-- START Exercise materials --

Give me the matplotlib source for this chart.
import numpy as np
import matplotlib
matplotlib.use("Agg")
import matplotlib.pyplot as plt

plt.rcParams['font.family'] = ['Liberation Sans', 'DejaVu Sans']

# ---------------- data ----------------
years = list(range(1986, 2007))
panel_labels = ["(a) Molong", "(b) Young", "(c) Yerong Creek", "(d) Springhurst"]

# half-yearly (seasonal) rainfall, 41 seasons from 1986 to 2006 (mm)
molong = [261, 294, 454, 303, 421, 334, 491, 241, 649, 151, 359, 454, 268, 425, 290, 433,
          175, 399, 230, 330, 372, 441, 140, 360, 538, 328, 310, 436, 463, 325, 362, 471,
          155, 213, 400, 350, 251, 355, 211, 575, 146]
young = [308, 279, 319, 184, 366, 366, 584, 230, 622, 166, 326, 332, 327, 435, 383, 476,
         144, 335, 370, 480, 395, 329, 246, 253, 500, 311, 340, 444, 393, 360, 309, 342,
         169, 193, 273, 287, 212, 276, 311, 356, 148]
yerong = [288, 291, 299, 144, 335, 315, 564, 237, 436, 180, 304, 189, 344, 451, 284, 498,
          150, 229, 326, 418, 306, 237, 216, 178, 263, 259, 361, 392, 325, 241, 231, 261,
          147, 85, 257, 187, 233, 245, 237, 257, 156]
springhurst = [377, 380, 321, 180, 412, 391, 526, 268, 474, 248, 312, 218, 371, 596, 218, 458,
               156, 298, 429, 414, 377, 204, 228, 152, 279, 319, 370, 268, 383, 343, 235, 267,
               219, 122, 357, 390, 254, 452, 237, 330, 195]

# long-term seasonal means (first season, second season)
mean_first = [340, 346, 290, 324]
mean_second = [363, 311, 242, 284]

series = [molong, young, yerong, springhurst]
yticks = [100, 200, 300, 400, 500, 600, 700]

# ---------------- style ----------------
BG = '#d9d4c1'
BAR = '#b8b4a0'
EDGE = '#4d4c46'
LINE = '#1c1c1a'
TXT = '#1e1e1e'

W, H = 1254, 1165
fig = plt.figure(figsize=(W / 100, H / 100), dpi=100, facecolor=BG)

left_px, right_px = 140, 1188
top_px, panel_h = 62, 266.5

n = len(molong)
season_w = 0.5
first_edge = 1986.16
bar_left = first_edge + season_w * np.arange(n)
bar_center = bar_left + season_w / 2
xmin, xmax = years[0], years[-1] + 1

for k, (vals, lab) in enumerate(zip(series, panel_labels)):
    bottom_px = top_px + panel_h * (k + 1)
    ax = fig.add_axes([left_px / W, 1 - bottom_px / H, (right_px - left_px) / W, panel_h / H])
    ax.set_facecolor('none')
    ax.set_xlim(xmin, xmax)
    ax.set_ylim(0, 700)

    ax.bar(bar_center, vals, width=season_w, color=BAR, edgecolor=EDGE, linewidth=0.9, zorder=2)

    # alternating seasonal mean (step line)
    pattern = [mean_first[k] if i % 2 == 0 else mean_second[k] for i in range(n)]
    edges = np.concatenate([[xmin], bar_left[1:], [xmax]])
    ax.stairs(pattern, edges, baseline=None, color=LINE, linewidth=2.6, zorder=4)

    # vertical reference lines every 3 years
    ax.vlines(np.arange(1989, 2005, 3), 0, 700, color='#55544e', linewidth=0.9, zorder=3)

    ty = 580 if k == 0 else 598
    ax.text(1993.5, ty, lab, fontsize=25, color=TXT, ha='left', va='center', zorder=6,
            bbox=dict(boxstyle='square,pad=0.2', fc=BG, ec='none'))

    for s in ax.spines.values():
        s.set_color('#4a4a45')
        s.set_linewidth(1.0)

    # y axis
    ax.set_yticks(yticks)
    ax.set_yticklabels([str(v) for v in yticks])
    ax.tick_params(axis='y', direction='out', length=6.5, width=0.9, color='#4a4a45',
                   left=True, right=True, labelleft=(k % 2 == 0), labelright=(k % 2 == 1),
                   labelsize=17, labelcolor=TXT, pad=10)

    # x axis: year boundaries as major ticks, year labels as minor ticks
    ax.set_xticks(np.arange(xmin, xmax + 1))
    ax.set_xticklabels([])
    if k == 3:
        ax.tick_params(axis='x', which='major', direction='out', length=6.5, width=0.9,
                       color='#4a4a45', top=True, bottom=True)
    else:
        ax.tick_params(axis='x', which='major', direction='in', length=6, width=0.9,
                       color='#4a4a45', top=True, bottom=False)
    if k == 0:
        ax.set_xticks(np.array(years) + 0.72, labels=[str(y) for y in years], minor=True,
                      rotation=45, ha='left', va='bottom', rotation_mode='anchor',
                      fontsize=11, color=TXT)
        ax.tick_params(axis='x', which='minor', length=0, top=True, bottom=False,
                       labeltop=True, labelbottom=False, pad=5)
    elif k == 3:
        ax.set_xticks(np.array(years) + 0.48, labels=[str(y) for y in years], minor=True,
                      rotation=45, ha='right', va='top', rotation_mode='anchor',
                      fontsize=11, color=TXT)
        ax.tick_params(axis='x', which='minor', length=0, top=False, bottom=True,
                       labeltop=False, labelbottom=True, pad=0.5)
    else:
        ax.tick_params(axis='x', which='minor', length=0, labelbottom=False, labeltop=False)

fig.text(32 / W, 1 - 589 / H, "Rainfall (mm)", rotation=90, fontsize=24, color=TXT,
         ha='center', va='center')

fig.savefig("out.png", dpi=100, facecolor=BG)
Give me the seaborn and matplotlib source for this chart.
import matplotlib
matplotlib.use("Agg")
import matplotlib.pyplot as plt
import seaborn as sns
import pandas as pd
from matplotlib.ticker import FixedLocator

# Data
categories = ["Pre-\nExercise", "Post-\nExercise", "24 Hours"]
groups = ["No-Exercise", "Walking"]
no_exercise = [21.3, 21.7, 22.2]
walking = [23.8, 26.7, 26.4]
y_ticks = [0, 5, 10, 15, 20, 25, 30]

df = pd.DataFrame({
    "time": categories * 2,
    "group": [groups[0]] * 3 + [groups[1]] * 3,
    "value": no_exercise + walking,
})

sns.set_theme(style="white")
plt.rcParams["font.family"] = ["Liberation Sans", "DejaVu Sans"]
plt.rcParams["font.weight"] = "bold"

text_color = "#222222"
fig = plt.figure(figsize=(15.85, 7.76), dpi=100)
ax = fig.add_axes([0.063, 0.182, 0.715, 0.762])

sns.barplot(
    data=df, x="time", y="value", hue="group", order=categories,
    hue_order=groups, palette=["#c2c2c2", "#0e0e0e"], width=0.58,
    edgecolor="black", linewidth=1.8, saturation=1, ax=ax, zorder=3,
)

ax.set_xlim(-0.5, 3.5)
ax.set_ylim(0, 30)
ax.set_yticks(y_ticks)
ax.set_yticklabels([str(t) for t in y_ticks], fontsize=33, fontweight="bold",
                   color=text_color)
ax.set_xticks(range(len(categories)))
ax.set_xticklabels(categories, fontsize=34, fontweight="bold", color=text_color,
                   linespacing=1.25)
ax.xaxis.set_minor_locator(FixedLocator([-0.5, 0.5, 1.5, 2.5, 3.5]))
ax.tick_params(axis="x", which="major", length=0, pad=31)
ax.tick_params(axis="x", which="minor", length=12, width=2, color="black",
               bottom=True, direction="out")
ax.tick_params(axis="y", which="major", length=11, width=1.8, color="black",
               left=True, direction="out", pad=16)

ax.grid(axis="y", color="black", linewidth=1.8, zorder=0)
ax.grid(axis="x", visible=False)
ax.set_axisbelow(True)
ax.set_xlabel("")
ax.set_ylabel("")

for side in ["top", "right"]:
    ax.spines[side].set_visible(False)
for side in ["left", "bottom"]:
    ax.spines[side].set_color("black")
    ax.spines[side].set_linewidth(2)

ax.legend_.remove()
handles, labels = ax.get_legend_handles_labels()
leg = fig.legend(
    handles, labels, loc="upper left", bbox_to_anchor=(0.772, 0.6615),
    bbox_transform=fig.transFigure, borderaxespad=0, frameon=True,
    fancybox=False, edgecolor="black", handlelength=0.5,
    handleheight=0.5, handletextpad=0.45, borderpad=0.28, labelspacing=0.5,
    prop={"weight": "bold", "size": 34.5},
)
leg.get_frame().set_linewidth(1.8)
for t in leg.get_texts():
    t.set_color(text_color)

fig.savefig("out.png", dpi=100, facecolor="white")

-- END Exercise materials --

#### [Work required]
Quote exactly the opening line of the material above and every line after it, up to and including the line that contains "mean_second = [363, 311, 242, 284]".

#### [Answer to the problem]
Give me the matplotlib source for this chart.
import numpy as np
import matplotlib
matplotlib.use("Agg")
import matplotlib.pyplot as plt

plt.rcParams['font.family'] = ['Liberation Sans', 'DejaVu Sans']

# ---------------- data ----------------
years = list(range(1986, 2007))
panel_labels = ["(a) Molong", "(b) Young", "(c) Yerong Creek", "(d) Springhurst"]

# half-yearly (seasonal) rainfall, 41 seasons from 1986 to 2006 (mm)
molong = [261, 294, 454, 303, 421, 334, 491, 241, 649, 151, 359, 454, 268, 425, 290, 433,
          175, 399, 230, 330, 372, 441, 140, 360, 538, 328, 310, 436, 463, 325, 362, 471,
          155, 213, 400, 350, 251, 355, 211, 575, 146]
young = [308, 279, 319, 184, 366, 366, 584, 230, 622, 166, 326, 332, 327, 435, 383, 476,
         144, 335, 370, 480, 395, 329, 246, 253, 500, 311, 340, 444, 393, 360, 309, 342,
         169, 193, 273, 287, 212, 276, 311, 356, 148]
yerong = [288, 291, 299, 144, 335, 315, 564, 237, 436, 180, 304, 189, 344, 451, 284, 498,
          150, 229, 326, 418, 306, 237, 216, 178, 263, 259, 361, 392, 325, 241, 231, 261,
          147, 85, 257, 187, 233, 245, 237, 257, 156]
springhurst = [377, 380, 321, 180, 412, 391, 526, 268, 474, 248, 312, 218, 371, 596, 218, 458,
               156, 298, 429, 414, 377, 204, 228, 152, 279, 319, 370, 268, 383, 343, 235, 267,
               219, 122, 357, 390, 254, 452, 237, 330, 195]

# long-term seasonal means (first season, second season)
mean_first = [340, 346, 290, 324]
mean_second = [363, 311, 242, 284]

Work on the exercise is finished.